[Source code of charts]
#####

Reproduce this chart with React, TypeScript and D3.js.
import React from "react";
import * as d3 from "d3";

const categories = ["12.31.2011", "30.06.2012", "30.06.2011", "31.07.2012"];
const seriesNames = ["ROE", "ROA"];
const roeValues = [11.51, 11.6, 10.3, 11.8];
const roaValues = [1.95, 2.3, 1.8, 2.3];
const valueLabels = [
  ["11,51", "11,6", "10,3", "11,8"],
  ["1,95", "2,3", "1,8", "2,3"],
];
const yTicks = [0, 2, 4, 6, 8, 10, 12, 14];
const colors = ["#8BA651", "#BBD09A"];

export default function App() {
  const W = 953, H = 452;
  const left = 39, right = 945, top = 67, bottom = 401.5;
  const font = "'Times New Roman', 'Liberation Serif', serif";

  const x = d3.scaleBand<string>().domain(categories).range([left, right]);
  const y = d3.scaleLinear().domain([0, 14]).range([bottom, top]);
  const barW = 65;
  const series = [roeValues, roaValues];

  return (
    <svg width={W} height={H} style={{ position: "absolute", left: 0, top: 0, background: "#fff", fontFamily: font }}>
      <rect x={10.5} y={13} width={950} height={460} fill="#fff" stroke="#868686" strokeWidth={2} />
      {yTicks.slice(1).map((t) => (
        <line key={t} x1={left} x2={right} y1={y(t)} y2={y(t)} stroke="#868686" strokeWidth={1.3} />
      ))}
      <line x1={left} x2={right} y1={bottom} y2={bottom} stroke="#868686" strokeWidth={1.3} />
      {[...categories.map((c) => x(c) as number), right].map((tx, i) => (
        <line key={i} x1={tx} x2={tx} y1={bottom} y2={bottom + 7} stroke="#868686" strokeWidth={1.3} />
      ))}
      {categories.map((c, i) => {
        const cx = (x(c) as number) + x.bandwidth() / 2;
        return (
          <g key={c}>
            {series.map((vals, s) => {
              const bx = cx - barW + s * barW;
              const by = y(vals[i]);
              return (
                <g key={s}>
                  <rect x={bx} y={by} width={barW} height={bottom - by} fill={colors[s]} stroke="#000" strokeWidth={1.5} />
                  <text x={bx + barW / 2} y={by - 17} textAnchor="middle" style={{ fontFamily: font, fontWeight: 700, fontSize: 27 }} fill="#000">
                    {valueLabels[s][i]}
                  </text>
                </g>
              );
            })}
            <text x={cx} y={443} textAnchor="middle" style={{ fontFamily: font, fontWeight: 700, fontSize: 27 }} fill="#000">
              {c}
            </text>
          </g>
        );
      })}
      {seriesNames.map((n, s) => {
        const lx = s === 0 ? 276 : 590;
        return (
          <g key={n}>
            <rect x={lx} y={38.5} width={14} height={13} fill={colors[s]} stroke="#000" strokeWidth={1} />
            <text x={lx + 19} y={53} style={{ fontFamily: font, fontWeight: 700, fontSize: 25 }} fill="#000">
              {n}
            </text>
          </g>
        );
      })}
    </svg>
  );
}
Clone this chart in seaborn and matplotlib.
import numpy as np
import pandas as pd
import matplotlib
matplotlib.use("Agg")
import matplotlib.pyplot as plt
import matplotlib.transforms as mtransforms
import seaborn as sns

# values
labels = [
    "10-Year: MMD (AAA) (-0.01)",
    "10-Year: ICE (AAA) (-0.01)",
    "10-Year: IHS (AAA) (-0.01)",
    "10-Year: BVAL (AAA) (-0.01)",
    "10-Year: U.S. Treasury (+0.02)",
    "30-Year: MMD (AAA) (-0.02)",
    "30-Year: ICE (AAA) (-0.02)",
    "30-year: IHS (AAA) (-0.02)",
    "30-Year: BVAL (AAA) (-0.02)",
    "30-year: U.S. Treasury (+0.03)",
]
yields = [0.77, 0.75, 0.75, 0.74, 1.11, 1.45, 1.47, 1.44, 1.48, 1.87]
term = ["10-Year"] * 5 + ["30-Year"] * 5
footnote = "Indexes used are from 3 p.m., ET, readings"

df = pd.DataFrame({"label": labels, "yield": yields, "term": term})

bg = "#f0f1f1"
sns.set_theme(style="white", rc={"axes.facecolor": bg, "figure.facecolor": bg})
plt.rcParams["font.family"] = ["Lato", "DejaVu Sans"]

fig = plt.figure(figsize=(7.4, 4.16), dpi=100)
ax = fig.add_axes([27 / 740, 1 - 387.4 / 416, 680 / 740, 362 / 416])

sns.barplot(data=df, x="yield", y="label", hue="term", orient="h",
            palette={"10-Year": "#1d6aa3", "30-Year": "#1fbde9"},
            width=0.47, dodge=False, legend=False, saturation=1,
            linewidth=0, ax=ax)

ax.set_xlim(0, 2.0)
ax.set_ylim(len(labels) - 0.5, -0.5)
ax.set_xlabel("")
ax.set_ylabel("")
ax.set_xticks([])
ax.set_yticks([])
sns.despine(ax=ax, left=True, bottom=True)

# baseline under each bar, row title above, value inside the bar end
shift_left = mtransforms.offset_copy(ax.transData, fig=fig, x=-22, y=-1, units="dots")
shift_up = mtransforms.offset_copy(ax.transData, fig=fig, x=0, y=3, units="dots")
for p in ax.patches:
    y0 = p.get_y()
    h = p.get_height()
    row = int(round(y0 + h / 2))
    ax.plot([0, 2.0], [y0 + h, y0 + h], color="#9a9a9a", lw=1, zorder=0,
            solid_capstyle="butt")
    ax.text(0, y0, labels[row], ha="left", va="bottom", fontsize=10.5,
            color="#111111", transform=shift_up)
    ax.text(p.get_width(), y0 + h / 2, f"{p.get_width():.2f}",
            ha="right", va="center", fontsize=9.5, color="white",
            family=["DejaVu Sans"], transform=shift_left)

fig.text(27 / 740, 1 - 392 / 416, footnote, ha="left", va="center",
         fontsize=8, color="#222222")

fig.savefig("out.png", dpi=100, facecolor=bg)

#####

§ Exercise details
The answer should consist of the lines from the first line of the entries through the line with "New Roman', 'Liberation", copied exactly.

§ Response to the exercise
Reproduce this chart with React, TypeScript and D3.js.
import React from "react";
import * as d3 from "d3";

const categories = ["12.31.2011", "30.06.2012", "30.06.2011", "31.07.2012"];
const seriesNames = ["ROE", "ROA"];
const roeValues = [11.51, 11.6, 10.3, 11.8];
const roaValues = [1.95, 2.3, 1.8, 2.3];
const valueLabels = [
  ["11,51", "11,6", "10,3", "11,8"],
  ["1,95", "2,3", "1,8", "2,3"],
];
const yTicks = [0, 2, 4, 6, 8, 10, 12, 14];
const colors = ["#8BA651", "#BBD09A"];

export default function App() {
  const W = 953, H = 452;
  const left = 39, right = 945, top = 67, bottom = 401.5;
  const font = "'Times New Roman', 'Liberation Serif', serif";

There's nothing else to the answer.